The interpretation of the covariance is as follows: it tells us the linear statistical association between X and Y. When σXY is positive, deviations of X above the mean tend to occur together with deviations of Y above its mean. When σXY is negative, deviations of X and Y about their means tend to go in opposite directions. Covariance captures only "linear" association between X and Y because it detects whether Y is a linear transformation of X or not. By the Cauchy-Schwarz inequality
|Cov(X, Y)|^2 ≤ Var(X) · Var(Y),
with equality if and only if Y = aX + b for some constants a, b.
(a) Verify the following very useful formula for computing the covariance in the case when X, Y are discrete random variables and in the case when X, Y are jointly continuous random variables:
Cov(X, Y) = E[XY] − E[X]E[Y].
(b) Prove the following useful formulas (assume either discrete or continuous case):
Var(aX + bY) = a^2 Var(X) + b^2 Var(Y) + 2ab Cov(X, Y)
Cov(aX, bY + cX) = ab Cov(X, Y) + ac Var(X).
(c) Define the correlation coefficient
ρ(X, Y) := (E[XY] − E[X]E[Y]) / (√(E[X^2] − E[X]^2) · √(E[Y^2] − E[Y]^2))
and show that |ρ(X, Y)| = 1 if and only if Y is a linear transformation of X.

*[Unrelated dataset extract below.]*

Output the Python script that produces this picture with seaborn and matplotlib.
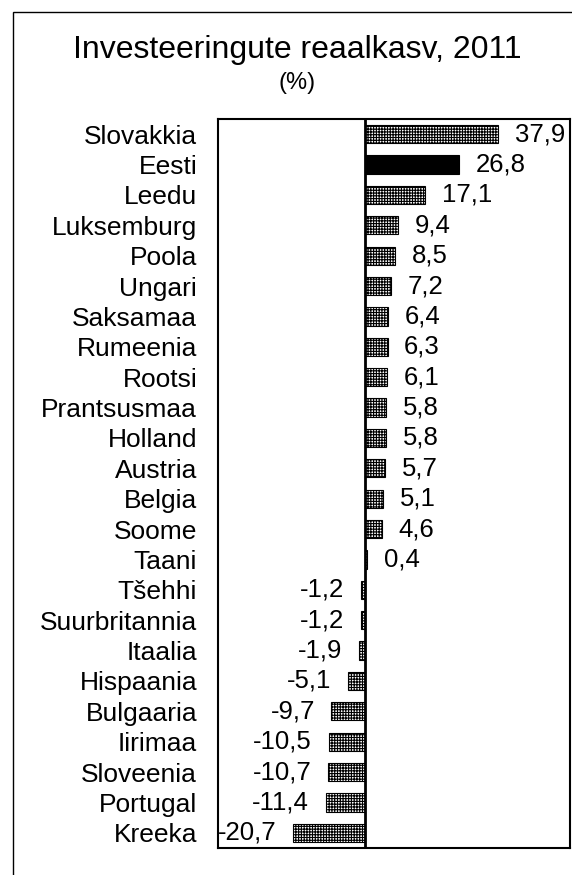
import matplotlib
matplotlib.use("Agg")
import matplotlib.pyplot as plt
import matplotlib.patches as mpatches
import seaborn as sns
import pandas as pd

# Andmed
riigid = ["Slovakkia", "Eesti", "Leedu", "Luksemburg", "Poola", "Ungari", "Saksamaa",
          "Rumeenia", "Rootsi", "Prantsusmaa", "Holland", "Austria", "Belgia", "Soome",
          "Taani", "Tšehhi", "Suurbritannia", "Itaalia", "Hispaania", "Bulgaaria",
          "Iirimaa", "Sloveenia", "Portugal", "Kreeka"]
kasv = [37.9, 26.8, 17.1, 9.4, 8.5, 7.2, 6.4, 6.3, 6.1, 5.8, 5.8, 5.7, 5.1, 4.6,
        0.4, -1.2, -1.2, -1.9, -5.1, -9.7, -10.5, -10.7, -11.4, -20.7]
esile = "Eesti"

df = pd.DataFrame({"riik": riigid, "kasv": kasv})

sns.set_style("white")
plt.rcParams["font.family"] = ["Liberation Sans", "DejaVu Sans"]
plt.rcParams["text.color"] = "black"
plt.rcParams["ytick.color"] = "black"
plt.rcParams["ytick.labelcolor"] = "black"
plt.rcParams["hatch.linewidth"] = 0.8

fig = plt.figure(figsize=(5.72, 8.75), dpi=100)
ax = fig.add_axes([218 / 572, 1 - 848 / 875, (570 - 218) / 572, (848 - 119) / 875])

varvid = {r: ("black" if r == esile else "white") for r in riigid}
sns.barplot(data=df, x="kasv", y="riik", hue="riik", palette=varvid, legend=False,
            orient="h", width=0.6, edgecolor="black", linewidth=0.8, saturation=1, ax=ax)

for p, r in zip(ax.patches, riigid):
    if r != esile:
        p.set_hatch("++++++")

for c in ax.containers:
    silt = [f"{v:.1f}".replace(".", ",") for v in c.datavalues]
    ax.bar_label(c, labels=silt, padding=12, fontsize=18.5, color="black")

ax.axvline(0, color="black", lw=2)
ax.set_xlim(-42.1, 58.4)
ax.set_ylim(len(riigid) - 0.5, -0.5)
ax.set_xticks([])
ax.set_xlabel("")
ax.set_ylabel("")
ax.tick_params(axis="y", length=0, labelsize=19, pad=15, labelcolor="black")
for s in ax.spines.values():
    s.set_visible(True)
    s.set_color("black")
    s.set_linewidth(1.5)

fig.text(0.519, 1 - 58 / 875, "Investeeringute reaalkasv, 2011", ha="center",
         va="baseline", fontsize=23, color="black")
fig.text(0.519, 1 - 83 / 875, "(%)", ha="center", va="center", fontsize=17, color="black")

# Välimine raam
fig.patches.append(mpatches.Rectangle((13 / 572, -0.05), 1.1, 1 - 12 / 875 + 0.05,
                                      transform=fig.transFigure, fill=False,
                                      edgecolor="black", lw=1))

fig.savefig("out.png", dpi=100)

(d) For a general pair of random variables X, Y, the following decomposition of Y
Y = α + βX + U where Cov(U, X) = 0, E[U] = 0
into the sum of a linear transformation of X and a residual U that is uncorrelated with X is known as the linear regression of Y on X. Show that
β = Cov(X, Y) / Var(X)
α = E[Y] − (Cov(X, Y) / Var(X)) · E[X].
The regression function α + βX is the best approximation of random variable Y (in a certain sense) with a linear function of X.